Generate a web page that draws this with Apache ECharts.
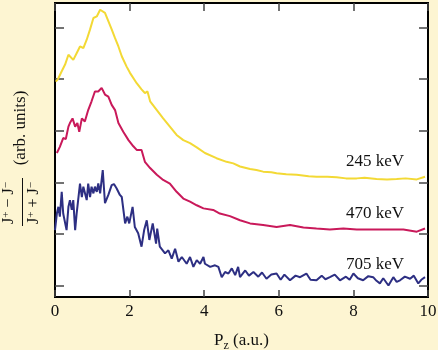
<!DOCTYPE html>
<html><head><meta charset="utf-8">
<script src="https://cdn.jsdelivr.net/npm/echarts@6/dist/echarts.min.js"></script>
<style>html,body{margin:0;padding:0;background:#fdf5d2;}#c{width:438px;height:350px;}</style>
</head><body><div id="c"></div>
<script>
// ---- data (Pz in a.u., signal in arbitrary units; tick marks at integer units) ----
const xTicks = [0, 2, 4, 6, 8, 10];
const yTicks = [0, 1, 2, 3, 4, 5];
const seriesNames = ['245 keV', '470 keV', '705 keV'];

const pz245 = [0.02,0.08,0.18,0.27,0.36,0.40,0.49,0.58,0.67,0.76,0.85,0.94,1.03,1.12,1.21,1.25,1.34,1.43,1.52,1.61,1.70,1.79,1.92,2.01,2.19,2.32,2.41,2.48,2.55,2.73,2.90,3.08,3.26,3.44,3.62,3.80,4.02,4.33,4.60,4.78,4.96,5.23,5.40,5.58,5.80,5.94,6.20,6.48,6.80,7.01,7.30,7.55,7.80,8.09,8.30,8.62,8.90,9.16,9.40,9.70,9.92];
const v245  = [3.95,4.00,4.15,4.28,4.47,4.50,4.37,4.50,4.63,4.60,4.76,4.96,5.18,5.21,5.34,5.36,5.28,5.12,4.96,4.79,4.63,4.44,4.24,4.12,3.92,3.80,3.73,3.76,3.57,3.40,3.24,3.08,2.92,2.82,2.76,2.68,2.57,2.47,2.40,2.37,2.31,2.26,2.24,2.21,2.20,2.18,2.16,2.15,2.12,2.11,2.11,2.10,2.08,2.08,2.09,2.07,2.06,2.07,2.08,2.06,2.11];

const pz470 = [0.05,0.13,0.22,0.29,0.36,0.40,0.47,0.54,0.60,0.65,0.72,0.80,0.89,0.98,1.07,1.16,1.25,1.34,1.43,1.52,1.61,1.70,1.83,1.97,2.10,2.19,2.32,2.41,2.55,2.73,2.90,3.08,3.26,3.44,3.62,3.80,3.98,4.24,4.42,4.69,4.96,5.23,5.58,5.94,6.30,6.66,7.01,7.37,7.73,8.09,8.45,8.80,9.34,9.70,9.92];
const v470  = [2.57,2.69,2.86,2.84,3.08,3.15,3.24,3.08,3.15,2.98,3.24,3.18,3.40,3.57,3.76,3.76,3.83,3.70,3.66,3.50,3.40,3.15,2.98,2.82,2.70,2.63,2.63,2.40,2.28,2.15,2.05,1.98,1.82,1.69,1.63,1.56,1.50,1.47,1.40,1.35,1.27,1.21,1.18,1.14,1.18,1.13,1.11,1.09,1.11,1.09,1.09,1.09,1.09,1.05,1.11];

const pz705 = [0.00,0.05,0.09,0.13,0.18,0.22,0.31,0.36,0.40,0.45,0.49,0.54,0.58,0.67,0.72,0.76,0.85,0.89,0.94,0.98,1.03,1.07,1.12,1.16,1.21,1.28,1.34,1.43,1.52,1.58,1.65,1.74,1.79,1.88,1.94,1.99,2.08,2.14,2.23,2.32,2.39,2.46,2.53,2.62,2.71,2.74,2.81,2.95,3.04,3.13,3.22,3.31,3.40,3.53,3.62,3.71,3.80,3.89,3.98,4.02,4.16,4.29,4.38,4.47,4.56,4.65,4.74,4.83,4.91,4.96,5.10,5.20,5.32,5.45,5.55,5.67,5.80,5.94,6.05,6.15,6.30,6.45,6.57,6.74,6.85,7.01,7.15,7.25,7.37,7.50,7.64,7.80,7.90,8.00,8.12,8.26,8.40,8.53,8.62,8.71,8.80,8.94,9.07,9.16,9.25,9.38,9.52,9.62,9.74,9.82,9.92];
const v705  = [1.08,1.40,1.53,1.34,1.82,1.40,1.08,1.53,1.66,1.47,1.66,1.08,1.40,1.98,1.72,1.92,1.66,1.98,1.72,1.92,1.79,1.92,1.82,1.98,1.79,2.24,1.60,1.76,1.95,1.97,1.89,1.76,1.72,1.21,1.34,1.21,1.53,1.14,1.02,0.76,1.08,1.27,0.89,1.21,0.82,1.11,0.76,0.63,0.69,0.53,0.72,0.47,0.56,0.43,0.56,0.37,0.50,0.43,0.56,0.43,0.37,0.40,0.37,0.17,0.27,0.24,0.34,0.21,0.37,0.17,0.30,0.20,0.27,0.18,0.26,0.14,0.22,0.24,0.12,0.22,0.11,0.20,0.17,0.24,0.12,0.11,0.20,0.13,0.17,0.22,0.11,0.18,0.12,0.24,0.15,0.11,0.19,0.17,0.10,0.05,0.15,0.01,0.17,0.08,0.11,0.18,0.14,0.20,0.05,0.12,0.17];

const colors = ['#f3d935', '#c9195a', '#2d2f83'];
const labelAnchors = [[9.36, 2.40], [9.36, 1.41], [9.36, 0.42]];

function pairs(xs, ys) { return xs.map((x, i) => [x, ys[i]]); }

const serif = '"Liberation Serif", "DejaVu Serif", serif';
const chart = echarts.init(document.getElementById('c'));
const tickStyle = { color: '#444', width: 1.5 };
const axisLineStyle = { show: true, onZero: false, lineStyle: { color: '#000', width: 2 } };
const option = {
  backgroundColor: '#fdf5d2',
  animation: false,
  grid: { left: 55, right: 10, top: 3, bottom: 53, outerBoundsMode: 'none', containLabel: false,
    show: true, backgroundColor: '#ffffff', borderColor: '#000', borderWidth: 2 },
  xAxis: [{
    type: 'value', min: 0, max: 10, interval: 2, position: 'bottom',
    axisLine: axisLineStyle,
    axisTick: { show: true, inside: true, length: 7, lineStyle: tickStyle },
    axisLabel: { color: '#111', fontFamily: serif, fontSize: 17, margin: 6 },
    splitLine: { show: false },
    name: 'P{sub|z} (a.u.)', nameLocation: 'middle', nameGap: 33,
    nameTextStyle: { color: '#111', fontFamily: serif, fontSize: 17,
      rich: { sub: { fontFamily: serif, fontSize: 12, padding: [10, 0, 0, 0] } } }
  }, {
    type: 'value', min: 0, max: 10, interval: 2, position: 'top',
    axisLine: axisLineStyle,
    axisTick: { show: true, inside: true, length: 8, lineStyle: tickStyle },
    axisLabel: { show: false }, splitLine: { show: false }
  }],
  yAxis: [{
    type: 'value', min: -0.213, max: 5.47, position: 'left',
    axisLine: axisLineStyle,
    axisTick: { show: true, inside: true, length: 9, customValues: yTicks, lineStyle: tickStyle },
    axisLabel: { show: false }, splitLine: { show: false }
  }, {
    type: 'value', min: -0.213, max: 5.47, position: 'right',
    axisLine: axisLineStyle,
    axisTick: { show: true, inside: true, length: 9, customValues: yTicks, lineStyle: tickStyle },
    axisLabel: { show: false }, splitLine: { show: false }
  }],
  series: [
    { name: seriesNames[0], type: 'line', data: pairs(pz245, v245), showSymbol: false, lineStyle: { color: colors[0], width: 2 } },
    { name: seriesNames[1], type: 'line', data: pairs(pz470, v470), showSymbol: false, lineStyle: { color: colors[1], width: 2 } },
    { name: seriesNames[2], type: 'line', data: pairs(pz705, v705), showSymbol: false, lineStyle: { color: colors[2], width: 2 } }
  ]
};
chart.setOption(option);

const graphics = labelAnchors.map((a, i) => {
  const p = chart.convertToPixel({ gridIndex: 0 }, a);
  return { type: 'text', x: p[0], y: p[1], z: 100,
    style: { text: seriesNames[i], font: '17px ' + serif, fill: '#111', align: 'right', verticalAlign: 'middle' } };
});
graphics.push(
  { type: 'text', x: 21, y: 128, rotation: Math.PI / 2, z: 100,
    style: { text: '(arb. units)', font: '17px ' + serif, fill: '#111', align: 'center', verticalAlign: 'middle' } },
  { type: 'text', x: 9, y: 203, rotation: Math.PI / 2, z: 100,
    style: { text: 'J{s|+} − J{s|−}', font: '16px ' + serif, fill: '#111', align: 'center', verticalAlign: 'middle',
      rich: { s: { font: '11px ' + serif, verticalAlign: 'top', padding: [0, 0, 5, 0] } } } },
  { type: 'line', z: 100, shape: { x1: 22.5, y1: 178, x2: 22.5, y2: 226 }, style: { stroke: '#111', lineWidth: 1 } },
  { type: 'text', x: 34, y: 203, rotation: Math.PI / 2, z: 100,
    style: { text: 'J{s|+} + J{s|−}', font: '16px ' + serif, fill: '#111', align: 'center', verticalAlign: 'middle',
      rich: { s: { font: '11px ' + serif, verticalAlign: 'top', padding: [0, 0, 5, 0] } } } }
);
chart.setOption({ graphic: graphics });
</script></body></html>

● ● ●

What to do:
Leave the pictures out and please restate exactly the lines running from the start of the material through the one with "const seriesNames = ['245".

Result for this task:
Generate a web page that draws this with Apache ECharts.
<!DOCTYPE html>
<html><head><meta charset="utf-8">
<script src="https://cdn.jsdelivr.net/npm/echarts@6/dist/echarts.min.js"></script>
<style>html,body{margin:0;padding:0;background:#fdf5d2;}#c{width:438px;height:350px;}</style>
</head><body><div id="c"></div>
<script>
// ---- data (Pz in a.u., signal in arbitrary units; tick marks at integer units) ----
const xTicks = [0, 2, 4, 6, 8, 10];
const yTicks = [0, 1, 2, 3, 4, 5];
const seriesNames = ['245 keV', '470 keV', '705 keV'];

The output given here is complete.